In practical applications, encoders are typically used in rolling mills, continuous casting equipment, lifting systems, and conveyor systems where precise position or speed feedback is required. These environments often involve vibration, high temperature, dust, and limited installation space. Under such conditions, small deviations in mechanical structure or signal matching can lead to instability in the control system.
Encoder customization in this context is not a trend driven by preference, but a result of engineering constraints. In many projects, standard products cannot fully match shaft dimensions, mounting interfaces, signal formats, or system communication protocols. Customization allows the encoder to be adapted to the existing installation conditions and control logic, reducing the need for mechanical modification or system redesign.
Two common practical drivers can be observed in metallurgical applications. The first is delivery and availability constraints. In some cases, standard or previously used encoders may have long lead times, which directly affects maintenance schedules and production continuity. A customized solution can provide a compatible configuration within a shorter timeframe, ensuring that equipment downtime is minimized.

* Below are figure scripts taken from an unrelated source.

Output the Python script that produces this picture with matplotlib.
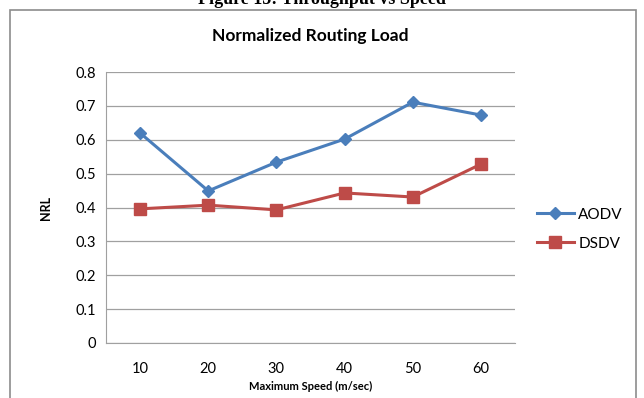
import matplotlib.pyplot as plt
from matplotlib.patches import Rectangle

speeds = ["10", "20", "30", "40", "50", "60"]
aodv = [0.62, 0.449, 0.534, 0.602, 0.711, 0.673]
dsdv = [0.396, 0.407, 0.393, 0.443, 0.431, 0.528]
yticks = [0, 0.1, 0.2, 0.3, 0.4, 0.5, 0.6, 0.7, 0.8]

plt.rcParams["font.family"] = ["Lato", "DejaVu Sans"]

fig = plt.figure(figsize=(6.44, 3.98), dpi=100)
ax = fig.add_axes([0.1646, 0.1382, 0.6351, 0.6808])

x = range(len(speeds))
ax.plot(x, aodv, color="#4A7EBB", lw=2.2, marker="D", ms=6.5, label="AODV")
ax.plot(x, dsdv, color="#BE4B48", lw=2.2, marker="s", ms=8.5, label="DSDV")

ax.set_xlim(-0.5, len(speeds) - 0.5)
ax.set_ylim(0, 0.8)
ax.set_yticks(yticks)
ax.set_yticklabels([("%g" % v) for v in yticks], fontsize=10.5)
ax.set_xticks(list(x))
ax.set_xticklabels(speeds, fontsize=10.5)
ax.tick_params(length=0, pad=7)
ax.tick_params(axis="x", pad=14)
ax.grid(axis="y", color="#A0A0A0", lw=0.9)
ax.set_axisbelow(True)
for side in ["top", "right"]:
    ax.spines[side].set_visible(False)
for side in ["left", "bottom"]:
    ax.spines[side].set_color("#A0A0A0")

ax.set_title("Normalized Routing Load", fontsize=12.5, fontweight="bold", pad=22)
ax.set_xlabel("Maximum Speed (m/sec)", fontsize=8, fontweight="bold", labelpad=3)
ax.set_ylabel("NRL", fontsize=9, fontweight="bold", labelpad=17)

ax.legend(loc="center left", bbox_to_anchor=(1.02, 0.42), frameon=False,
          fontsize=11, handlelength=2.4, labelspacing=1.0, handletextpad=0.3)

# chart border
fig.patches.append(Rectangle((10 / 644, -0.05), 626 / 644, 1 - 10 / 398 + 0.05,
                             transform=fig.transFigure, fill=False,
                             edgecolor="#8C8C8C", lw=1.2))

fig.text(0.5, 1.0, "Figure 15: Throughput vs Speed", ha="center", va="center",
         fontsize=13, fontweight="bold", family="Liberation Serif")

fig.savefig("out.png", dpi=100)
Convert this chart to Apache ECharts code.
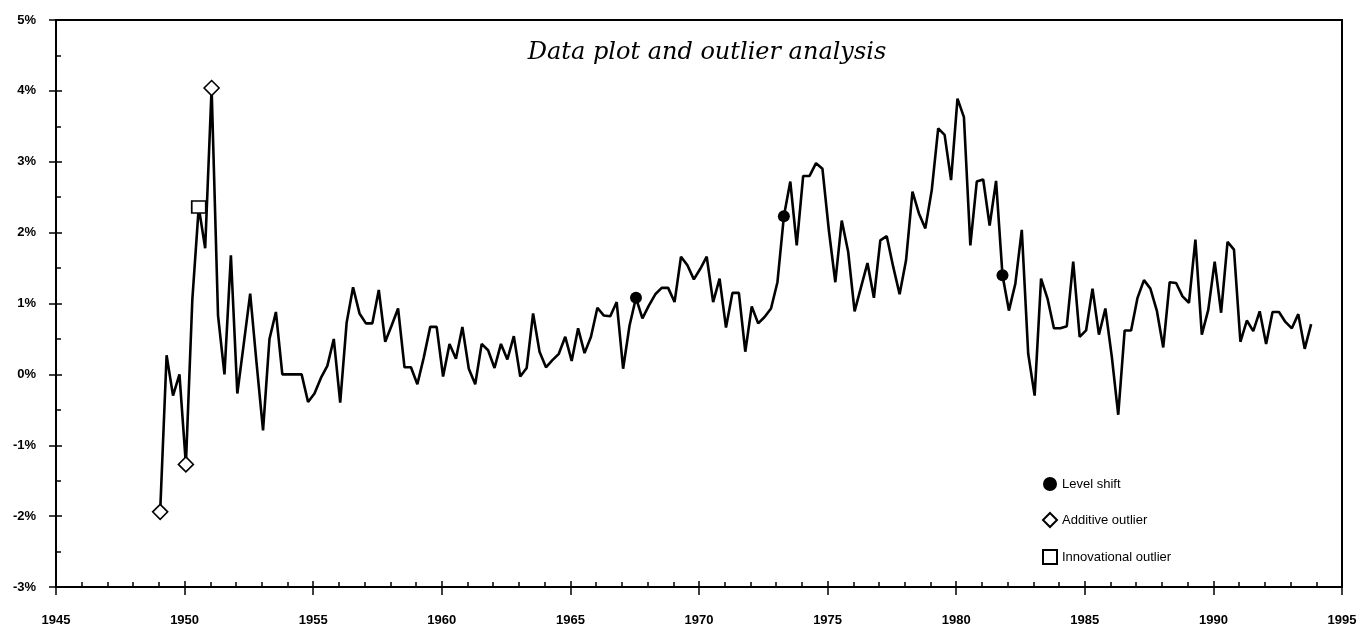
<!DOCTYPE html>
<html>
<head>
<meta charset="utf-8">
<script src="https://cdn.jsdelivr.net/npm/echarts@6/dist/echarts.min.js"></script>
<style>
  html, body { margin: 0; padding: 0; background: #fff; }
  #main { width: 1361px; height: 631px; }
</style>
</head>
<body>
<div id="main"></div>
<script>
// quarterly values (%), first quarter of 1949 onwards
var rate1949 = [-1.94, 0.27, -0.30, 0.00, -1.27, 1.05, 2.36, 1.78, 4.04, 0.83,
                0.00, 1.68, -0.27, 0.43, 1.14, 0.15, -0.79, 0.50, 0.88, 0.00,
                0.00, 0.00, 0.00, -0.39, -0.27, -0.05, 0.12, 0.50, -0.40, 0.73,
                1.23, 0.86, 0.72, 0.72, 1.19, 0.46, 0.69, 0.93, 0.10, 0.10];
var rate1959 = [-0.14, 0.24, 0.67, 0.67, -0.03, 0.43, 0.22, 0.67, 0.08, -0.14,
                0.43, 0.34, 0.09, 0.43, 0.21, 0.54, -0.03, 0.09, 0.86, 0.32,
                0.10, 0.20, 0.29, 0.53, 0.19, 0.65, 0.30, 0.53, 0.94, 0.83,
                0.82, 1.02, 0.08, 0.69, 1.08, 0.79, 0.97, 1.13, 1.22, 1.22];
var rate1969 = [1.02, 1.66, 1.54, 1.34, 1.49, 1.66, 1.02, 1.35, 0.66, 1.15,
                1.15, 0.32, 0.96, 0.72, 0.81, 0.93, 1.30, 2.23, 2.72, 1.82,
                2.80, 2.80, 2.98, 2.90, 2.03, 1.30, 2.17, 1.73, 0.89, 1.23,
                1.57, 1.08, 1.89, 1.95, 1.52, 1.13, 1.61, 2.58, 2.27, 2.06];
var rate1979 = [2.60, 3.47, 3.38, 2.74, 3.89, 3.63, 1.82, 2.72, 2.75, 2.10,
                2.73, 1.40, 0.90, 1.28, 2.04, 0.29, -0.30, 1.35, 1.07, 0.65,
                0.65, 0.68, 1.59, 0.53, 0.62, 1.21, 0.56, 0.93, 0.25, -0.57,
                0.62, 0.62, 1.08, 1.33, 1.21, 0.90, 0.38, 1.30, 1.29, 1.10];
var rate1989 = [1.01, 1.90, 0.56, 0.91, 1.59, 0.87, 1.87, 1.76, 0.46, 0.76,
                0.61, 0.89, 0.43, 0.88, 0.88, 0.74, 0.65, 0.85, 0.36, 0.71];

// positions of the flagged quarters in the series
var levelShiftIdx = [74, 97, 131];
var additiveIdx = [0, 4, 8];
var innovationalIdx = [6];

var startYear = 1949;
var yearTicks = ['1945', '1950', '1955', '1960', '1965', '1970', '1975', '1980', '1985', '1990', '1995'];

var rate = rate1949.concat(rate1959, rate1969, rate1979, rate1989);
var points = rate.map(function (v, i) { return [startYear + i / 4 + 0.05, v]; });
function pick(idx) { return idx.map(function (i) { return points[i]; }); }

var font = 'Liberation Sans';
var myChart = echarts.init(document.getElementById('main'));

var option = {
    animation: false,
    backgroundColor: '#fff',
    title: {
        text: 'Data plot and outlier analysis',
        left: 702,
        top: 36,
        textAlign: 'center',
        textStyle: {
            fontFamily: 'DejaVu Serif',
            fontStyle: 'italic',
            fontWeight: 'normal',
            fontSize: 24,
            color: '#000'
        }
    },
    legend: {
        data: ['Level shift', 'Additive outlier', 'Innovational outlier'],
        orient: 'vertical',
        left: 1037,
        top: 472,
        itemGap: 21,
        itemWidth: 14,
        itemHeight: 14,
        textStyle: { fontFamily: font, fontSize: 13, color: '#000' }
    },
    grid: {
        left: 56,
        right: 19,
        top: 20,
        bottom: 44,
        show: true,
        borderColor: '#000',
        borderWidth: 2
    },
    xAxis: [
        {
            type: 'value',
            position: 'bottom',
            min: 1945,
            max: 1995,
            interval: 5,
            axisLine: { onZero: false, lineStyle: { color: '#000', width: 2 } },
            axisTick: { inside: false, length: 8, lineStyle: { color: '#000', width: 1.5 } },
            axisLabel: {
                margin: 27,
                color: '#000',
                fontFamily: font,
                fontWeight: 'bold',
                fontSize: 13,
                formatter: function (v) { return yearTicks[(v - 1945) / 5]; }
            },
            splitLine: { show: false }
        },
        {
            type: 'value',
            position: 'bottom',
            min: 1945,
            max: 1995,
            interval: 5,
            axisLine: { show: false, onZero: false },
            axisTick: { inside: true, length: 6, lineStyle: { color: '#000', width: 1.5 } },
            minorTick: { show: true, splitNumber: 5, length: 5, lineStyle: { color: '#000', width: 1.5 } },
            axisLabel: { show: false },
            splitLine: { show: false }
        }
    ],
    yAxis: [
        {
            type: 'value',
            position: 'left',
            min: -3,
            max: 5,
            interval: 1,
            axisLine: { show: true, onZero: false, lineStyle: { color: '#000', width: 2 } },
            axisTick: { show: true, inside: false, length: 7, lineStyle: { color: '#000', width: 1.5 } },
            axisLabel: {
                margin: 20,
                color: '#000',
                fontFamily: font,
                fontWeight: 'bold',
                fontSize: 13,
                formatter: '{value}%'
            },
            splitLine: { show: false }
        },
        {
            type: 'value',
            position: 'left',
            min: -3,
            max: 5,
            interval: 1,
            axisLine: { show: false, onZero: false },
            axisTick: { show: true, inside: true, length: 6, lineStyle: { color: '#000', width: 1.5 } },
            minorTick: { show: true, splitNumber: 2, length: 5, lineStyle: { color: '#000', width: 1.5 } },
            axisLabel: { show: false },
            splitLine: { show: false }
        }
    ],
    series: [
        {
            name: 'rate',
            type: 'line',
            data: points,
            showSymbol: false,
            lineStyle: { color: '#000', width: 2.6 },
            z: 2
        },
        {
            name: 'Level shift',
            type: 'scatter',
            data: pick(levelShiftIdx),
            symbol: 'circle',
            symbolSize: 12,
            itemStyle: { color: '#000', opacity: 1 },
            z: 3
        },
        {
            name: 'Additive outlier',
            type: 'scatter',
            data: pick(additiveIdx),
            symbol: 'diamond',
            symbolSize: [15, 15],
            itemStyle: { color: '#fff', borderColor: '#000', borderWidth: 1.6, opacity: 1 },
            z: 3
        },
        {
            name: 'Innovational outlier',
            type: 'scatter',
            data: pick(innovationalIdx),
            symbol: 'rect',
            symbolSize: [14, 12],
            itemStyle: { color: '#fff', borderColor: '#000', borderWidth: 1.6, opacity: 1 },
            z: 3
        }
    ]
};

myChart.setOption(option);
</script>
</body>
</html>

The second driver is the replacement of legacy or discontinued models. Many production lines operate for long periods, and original encoder models may no longer be available. In such cases, the key challenge is not to find an identical product, but to develop a configuration that matches the original mechanical interface, electrical characteristics, and control system behavior. Customization enables this type of compatibility-focused replacement.
From an integration perspective, successful encoder customization depends on several factors, including interface definition, signal compatibility, installation dimensions, environmental protection, and long-term reliability. In metallurgical environments, attention must also be given to vibration resistance, sealing performance, and temperature stability to ensure continuous operation.
It is important to note that encoder customization is not simply a modification of parameters, but a system-level adjustment process. The goal is to achieve consistency between the encoder, the mechanical structure, and the control system. In many cases, a well-matched customized encoder provides more stable performance than a standard high-specification product that does not fully fit the application.
In modern steel and metallurgical systems, the role of encoder customization is closely related to equipment lifecycle management, maintenance strategy, and system upgrade requirements. Rather than focusing on specification comparison alone, the practical approach is to evaluate how the encoder fits into the overall system architecture.
This article outlines the main engineering considerations behind encoder customization in metallurgical applications and explains how compatibility, rather than nominal performance, determines the success of implementation in real industrial environments.